The Assembly adopted the Constitution and the Federation had come into being with a membership of ten and a course of action was set in motion to make IFATSEA known, and to have as its primary object the recognition of Air Traffic Safety Electronics Personnel, by national and international bodies. It was decided that the achievement of these aims would best be served, by producing a journal and seeking the amendment of ICAO Annex 1.

Ten years after the setting up of IFATSEA, the membership had doubled and the federation was fully recognised as representing the interests of Air Traffic Safety Electronics Personnel by such bodies as, ICAO, International Labour Organization and EUROCAE. The association works closely with other Professional Associations for staff in the aviation sector, International Transport Workers' Federation (ITF), IFATCA and IFALPA.
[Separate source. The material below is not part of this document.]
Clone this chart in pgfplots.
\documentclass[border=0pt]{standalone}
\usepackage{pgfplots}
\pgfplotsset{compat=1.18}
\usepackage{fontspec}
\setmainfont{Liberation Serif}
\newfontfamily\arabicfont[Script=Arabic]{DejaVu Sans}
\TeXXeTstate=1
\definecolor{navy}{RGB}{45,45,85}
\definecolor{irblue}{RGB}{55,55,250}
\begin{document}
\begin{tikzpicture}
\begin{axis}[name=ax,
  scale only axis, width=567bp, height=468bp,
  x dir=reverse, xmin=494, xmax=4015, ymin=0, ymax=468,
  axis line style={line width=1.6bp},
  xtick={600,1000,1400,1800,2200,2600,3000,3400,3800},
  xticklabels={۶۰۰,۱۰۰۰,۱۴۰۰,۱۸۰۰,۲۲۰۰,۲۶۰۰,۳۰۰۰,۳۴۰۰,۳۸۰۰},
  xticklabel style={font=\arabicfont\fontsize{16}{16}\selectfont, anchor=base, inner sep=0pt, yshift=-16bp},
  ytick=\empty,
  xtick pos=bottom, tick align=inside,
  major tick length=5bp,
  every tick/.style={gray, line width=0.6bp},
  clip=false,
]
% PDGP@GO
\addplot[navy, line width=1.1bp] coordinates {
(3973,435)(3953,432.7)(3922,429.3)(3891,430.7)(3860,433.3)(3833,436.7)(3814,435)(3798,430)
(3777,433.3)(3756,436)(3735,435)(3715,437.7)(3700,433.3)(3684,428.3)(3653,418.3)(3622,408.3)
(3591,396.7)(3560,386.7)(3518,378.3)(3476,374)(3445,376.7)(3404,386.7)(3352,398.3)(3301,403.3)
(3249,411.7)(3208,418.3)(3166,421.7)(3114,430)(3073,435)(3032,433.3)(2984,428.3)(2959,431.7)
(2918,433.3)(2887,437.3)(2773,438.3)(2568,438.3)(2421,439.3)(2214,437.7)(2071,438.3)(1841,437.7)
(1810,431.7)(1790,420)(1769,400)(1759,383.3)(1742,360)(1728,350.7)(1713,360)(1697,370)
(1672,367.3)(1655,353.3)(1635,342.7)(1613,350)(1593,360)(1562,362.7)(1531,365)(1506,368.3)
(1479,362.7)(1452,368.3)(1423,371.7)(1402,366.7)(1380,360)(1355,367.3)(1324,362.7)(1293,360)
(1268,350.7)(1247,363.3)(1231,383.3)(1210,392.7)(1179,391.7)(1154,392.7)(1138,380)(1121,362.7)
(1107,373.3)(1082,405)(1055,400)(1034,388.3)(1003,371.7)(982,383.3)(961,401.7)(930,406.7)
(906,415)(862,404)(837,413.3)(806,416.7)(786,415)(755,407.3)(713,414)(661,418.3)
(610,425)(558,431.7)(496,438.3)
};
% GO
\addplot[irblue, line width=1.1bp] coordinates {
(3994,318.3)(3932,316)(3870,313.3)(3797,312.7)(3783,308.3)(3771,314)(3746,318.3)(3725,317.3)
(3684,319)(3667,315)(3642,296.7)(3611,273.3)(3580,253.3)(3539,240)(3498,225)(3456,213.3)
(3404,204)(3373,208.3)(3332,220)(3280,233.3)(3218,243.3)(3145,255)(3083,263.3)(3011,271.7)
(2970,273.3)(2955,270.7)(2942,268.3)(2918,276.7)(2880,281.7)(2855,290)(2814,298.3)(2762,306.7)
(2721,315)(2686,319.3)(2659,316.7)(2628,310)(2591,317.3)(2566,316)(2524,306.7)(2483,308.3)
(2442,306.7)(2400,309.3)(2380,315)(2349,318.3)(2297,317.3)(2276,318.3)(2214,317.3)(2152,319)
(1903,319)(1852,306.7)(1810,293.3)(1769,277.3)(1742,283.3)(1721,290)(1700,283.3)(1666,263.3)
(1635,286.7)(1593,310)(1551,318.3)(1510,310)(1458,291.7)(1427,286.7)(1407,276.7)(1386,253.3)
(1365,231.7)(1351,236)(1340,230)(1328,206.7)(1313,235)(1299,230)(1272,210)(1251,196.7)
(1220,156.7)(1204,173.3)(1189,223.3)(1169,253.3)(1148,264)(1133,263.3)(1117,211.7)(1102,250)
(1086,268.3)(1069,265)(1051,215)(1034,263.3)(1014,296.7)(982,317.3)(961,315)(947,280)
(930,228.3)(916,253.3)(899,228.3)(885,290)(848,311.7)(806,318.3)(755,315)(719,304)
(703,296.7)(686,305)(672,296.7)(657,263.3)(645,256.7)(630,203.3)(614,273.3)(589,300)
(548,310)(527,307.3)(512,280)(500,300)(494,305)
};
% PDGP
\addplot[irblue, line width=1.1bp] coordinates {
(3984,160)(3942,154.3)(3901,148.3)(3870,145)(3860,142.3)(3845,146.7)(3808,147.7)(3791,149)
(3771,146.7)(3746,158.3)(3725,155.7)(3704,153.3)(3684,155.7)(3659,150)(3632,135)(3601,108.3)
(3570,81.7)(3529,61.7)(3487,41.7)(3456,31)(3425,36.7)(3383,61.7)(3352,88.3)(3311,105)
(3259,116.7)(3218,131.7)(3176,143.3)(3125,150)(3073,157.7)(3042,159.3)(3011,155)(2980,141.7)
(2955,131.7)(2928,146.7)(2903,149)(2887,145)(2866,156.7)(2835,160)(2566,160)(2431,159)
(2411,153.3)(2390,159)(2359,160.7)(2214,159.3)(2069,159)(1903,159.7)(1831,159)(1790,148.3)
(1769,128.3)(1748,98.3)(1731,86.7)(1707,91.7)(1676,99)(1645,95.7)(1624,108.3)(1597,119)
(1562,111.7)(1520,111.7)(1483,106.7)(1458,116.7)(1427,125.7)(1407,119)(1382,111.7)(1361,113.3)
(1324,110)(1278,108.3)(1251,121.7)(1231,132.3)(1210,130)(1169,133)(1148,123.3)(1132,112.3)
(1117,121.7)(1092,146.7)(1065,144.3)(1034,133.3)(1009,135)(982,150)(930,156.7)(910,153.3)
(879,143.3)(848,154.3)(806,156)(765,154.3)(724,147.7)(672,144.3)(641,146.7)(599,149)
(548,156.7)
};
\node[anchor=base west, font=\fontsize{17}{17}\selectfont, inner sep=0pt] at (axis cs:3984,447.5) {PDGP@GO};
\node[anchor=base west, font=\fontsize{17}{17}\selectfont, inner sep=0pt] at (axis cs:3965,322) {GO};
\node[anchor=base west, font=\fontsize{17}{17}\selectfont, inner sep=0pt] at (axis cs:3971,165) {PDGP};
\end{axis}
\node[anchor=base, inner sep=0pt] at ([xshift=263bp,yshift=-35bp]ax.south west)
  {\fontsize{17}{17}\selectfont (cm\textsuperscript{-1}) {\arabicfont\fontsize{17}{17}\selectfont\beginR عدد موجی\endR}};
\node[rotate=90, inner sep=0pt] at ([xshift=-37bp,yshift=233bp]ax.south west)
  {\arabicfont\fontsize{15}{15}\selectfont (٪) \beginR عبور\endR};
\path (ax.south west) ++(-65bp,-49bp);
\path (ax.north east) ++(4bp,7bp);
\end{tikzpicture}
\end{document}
After internal reorganization IFATSEA is registered in Montenegro in March 2023.

==Executive board==
The executive board consists of the posts of President, vice President, Executive Secretary, Treasurer and four regional directors, each of whom serve a term of office of four years. Elections take place every two years with half of the posts being elected. At the 22nd Assembly on Cyprus, it was decided to cancel the titles 1st, 2nd and 3rd in connection with vice presidents, and only keep the titles vice presidents.

===Subcommittees===
The Federation consists of four subcommittee who are responsible for implementation of strategic deliverables between the general assemblies. These subcommittees are overseen by the Regional Directors. The subcommittees are as follows:

- ATSEP Women Committee (Director, Africa)
- Safety and Human Factors (Director, Asia-Pacific)
- ATSEP Competency and Training (Director, Americas
- Future Systems (Director, Europe)

A general change of names for the Standing Committees was decided at the Assembly 1986, for better recognition of the working areas.

==Membership==
The membership includes 74 countries worldwide.
The Association also offers Corporate membership.